• WHAT IS EXPECTED:
Using the listing below, extract each line that has the word "this" in it.

• THE RECORDS:

━━━━━━━━━━

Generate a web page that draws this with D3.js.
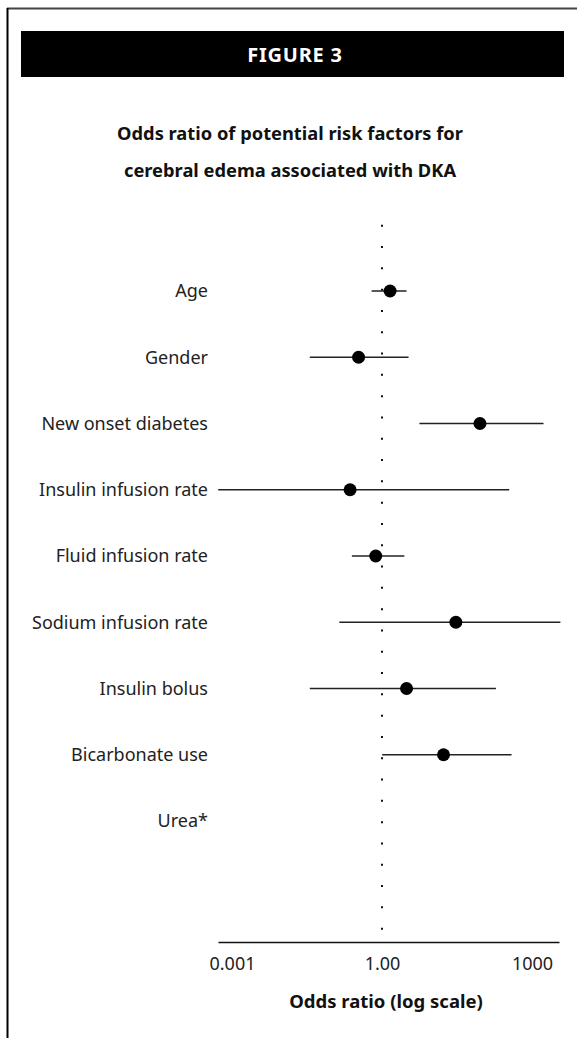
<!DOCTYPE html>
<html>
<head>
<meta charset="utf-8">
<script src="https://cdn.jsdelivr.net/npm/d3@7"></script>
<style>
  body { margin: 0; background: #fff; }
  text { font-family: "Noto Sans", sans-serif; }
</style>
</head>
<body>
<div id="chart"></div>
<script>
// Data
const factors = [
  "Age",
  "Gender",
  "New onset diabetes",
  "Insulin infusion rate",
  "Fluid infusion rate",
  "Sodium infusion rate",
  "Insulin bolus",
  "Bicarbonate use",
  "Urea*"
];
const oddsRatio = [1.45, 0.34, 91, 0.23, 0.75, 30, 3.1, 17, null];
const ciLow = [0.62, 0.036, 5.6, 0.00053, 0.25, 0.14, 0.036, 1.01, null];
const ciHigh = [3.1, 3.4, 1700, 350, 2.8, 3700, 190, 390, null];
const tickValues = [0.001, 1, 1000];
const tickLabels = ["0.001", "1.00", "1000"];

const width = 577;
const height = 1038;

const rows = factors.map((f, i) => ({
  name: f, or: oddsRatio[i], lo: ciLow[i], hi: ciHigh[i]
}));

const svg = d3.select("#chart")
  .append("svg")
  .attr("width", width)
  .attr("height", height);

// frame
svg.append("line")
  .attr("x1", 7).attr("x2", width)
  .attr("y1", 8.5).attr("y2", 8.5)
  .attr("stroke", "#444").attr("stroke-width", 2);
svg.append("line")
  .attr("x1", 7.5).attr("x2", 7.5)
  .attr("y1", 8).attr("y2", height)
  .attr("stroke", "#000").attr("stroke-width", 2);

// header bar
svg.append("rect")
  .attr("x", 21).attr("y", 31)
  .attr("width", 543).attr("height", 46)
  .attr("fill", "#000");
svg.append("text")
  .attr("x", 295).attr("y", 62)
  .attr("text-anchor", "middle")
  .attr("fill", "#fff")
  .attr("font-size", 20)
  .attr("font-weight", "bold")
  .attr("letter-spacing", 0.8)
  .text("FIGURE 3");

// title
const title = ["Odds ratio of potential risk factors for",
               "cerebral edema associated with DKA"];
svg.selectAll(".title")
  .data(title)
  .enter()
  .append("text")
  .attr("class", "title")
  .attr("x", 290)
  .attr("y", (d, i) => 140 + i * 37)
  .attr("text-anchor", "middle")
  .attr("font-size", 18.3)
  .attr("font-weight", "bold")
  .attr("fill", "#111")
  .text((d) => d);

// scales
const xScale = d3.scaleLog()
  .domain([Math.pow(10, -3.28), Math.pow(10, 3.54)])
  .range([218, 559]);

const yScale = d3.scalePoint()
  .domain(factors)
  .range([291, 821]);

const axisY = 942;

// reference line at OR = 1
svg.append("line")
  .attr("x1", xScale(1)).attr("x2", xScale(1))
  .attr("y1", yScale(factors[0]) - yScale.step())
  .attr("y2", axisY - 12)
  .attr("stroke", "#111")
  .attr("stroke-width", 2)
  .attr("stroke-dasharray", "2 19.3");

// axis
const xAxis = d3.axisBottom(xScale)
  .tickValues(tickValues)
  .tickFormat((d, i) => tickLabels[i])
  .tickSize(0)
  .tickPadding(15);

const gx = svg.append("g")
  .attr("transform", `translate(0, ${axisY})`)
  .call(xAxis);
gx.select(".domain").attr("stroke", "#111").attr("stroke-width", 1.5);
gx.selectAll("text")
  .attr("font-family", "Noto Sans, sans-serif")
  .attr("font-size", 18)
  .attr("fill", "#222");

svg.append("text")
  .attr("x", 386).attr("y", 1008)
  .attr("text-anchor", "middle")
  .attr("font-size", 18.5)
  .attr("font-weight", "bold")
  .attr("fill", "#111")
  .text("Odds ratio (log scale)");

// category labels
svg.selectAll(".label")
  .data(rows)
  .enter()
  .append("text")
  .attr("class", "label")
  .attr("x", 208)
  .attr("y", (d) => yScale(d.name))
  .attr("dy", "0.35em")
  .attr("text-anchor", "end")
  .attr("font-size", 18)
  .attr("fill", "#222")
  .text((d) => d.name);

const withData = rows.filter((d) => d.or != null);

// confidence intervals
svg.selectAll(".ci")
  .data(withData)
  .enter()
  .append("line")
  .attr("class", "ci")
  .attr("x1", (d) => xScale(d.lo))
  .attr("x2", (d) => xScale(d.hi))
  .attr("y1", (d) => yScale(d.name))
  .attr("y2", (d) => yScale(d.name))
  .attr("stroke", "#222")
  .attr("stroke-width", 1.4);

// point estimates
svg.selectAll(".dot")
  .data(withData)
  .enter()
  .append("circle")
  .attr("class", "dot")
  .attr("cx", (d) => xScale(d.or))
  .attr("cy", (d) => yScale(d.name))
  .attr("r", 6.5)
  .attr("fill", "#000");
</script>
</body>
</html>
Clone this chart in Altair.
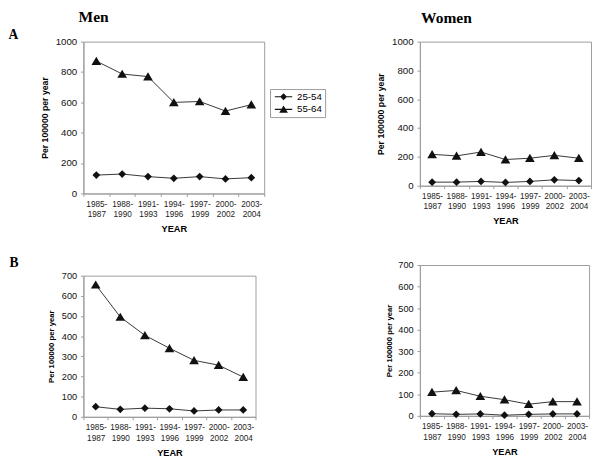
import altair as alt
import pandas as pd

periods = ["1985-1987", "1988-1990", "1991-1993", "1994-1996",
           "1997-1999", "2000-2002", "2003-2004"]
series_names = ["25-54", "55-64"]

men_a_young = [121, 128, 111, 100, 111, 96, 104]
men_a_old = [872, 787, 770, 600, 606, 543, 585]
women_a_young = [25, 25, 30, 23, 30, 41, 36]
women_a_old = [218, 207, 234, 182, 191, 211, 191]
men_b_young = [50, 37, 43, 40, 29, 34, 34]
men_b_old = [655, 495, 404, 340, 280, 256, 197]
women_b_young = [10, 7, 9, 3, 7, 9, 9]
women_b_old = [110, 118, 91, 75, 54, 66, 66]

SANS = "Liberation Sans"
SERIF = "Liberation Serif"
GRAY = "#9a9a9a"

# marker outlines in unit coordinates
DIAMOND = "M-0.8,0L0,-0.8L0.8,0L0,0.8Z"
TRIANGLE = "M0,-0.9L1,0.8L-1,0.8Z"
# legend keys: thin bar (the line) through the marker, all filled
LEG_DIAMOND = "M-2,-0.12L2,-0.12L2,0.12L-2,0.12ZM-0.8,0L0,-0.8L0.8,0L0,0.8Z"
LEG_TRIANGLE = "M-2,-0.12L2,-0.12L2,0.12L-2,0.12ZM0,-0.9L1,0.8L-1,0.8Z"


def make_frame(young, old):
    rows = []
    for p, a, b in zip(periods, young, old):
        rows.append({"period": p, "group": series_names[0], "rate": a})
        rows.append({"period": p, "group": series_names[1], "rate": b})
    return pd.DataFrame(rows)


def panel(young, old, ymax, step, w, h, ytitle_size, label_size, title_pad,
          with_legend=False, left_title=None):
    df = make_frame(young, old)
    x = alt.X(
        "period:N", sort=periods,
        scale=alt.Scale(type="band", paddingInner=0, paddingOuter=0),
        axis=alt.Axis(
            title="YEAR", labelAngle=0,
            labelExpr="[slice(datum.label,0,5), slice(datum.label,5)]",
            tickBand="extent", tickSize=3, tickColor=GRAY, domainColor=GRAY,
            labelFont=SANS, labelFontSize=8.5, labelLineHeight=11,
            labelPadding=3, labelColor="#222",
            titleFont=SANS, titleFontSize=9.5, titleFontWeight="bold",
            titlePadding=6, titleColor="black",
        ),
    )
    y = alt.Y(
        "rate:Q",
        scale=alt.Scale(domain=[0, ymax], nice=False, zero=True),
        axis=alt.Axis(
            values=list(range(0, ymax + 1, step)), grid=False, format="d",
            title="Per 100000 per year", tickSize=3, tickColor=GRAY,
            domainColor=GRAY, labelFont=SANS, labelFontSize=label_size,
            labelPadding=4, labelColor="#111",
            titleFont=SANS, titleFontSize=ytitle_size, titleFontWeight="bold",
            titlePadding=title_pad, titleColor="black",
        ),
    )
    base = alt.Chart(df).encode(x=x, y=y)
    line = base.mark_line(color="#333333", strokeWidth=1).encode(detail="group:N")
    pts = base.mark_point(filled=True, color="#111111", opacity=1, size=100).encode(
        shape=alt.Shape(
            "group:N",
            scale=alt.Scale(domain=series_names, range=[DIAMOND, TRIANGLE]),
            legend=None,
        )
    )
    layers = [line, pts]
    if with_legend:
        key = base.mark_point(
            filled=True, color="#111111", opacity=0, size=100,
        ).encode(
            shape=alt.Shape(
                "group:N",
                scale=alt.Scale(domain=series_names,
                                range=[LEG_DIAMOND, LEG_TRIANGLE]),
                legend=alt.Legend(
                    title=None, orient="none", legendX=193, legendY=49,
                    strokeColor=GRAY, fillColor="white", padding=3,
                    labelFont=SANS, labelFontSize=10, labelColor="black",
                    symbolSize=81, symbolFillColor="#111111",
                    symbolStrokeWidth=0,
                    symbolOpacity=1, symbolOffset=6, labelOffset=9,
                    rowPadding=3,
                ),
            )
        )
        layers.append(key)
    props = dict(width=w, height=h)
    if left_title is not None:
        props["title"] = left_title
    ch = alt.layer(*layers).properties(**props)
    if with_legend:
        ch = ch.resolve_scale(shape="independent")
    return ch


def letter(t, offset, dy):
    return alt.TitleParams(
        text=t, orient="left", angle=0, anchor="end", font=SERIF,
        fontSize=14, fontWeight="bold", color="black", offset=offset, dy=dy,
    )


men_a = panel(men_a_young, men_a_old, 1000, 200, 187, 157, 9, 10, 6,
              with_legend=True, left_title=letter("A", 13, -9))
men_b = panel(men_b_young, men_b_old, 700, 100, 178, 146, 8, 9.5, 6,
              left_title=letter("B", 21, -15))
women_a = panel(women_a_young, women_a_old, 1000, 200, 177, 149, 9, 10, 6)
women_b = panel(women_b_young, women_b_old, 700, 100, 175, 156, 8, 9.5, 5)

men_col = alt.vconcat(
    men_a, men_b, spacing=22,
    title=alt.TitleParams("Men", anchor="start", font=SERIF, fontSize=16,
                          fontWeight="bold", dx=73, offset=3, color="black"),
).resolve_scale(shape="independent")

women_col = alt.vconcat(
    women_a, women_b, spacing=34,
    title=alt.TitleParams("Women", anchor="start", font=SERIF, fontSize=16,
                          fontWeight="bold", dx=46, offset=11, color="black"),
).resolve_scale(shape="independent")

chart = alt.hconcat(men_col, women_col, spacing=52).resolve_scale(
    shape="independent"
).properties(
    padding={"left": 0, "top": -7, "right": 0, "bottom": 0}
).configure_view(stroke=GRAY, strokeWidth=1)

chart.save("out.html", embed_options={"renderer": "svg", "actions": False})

━━━━━━━━━━

• ANSWER TO THE EXERCISE:
Generate a web page that draws this with D3.js.
Clone this chart in Altair.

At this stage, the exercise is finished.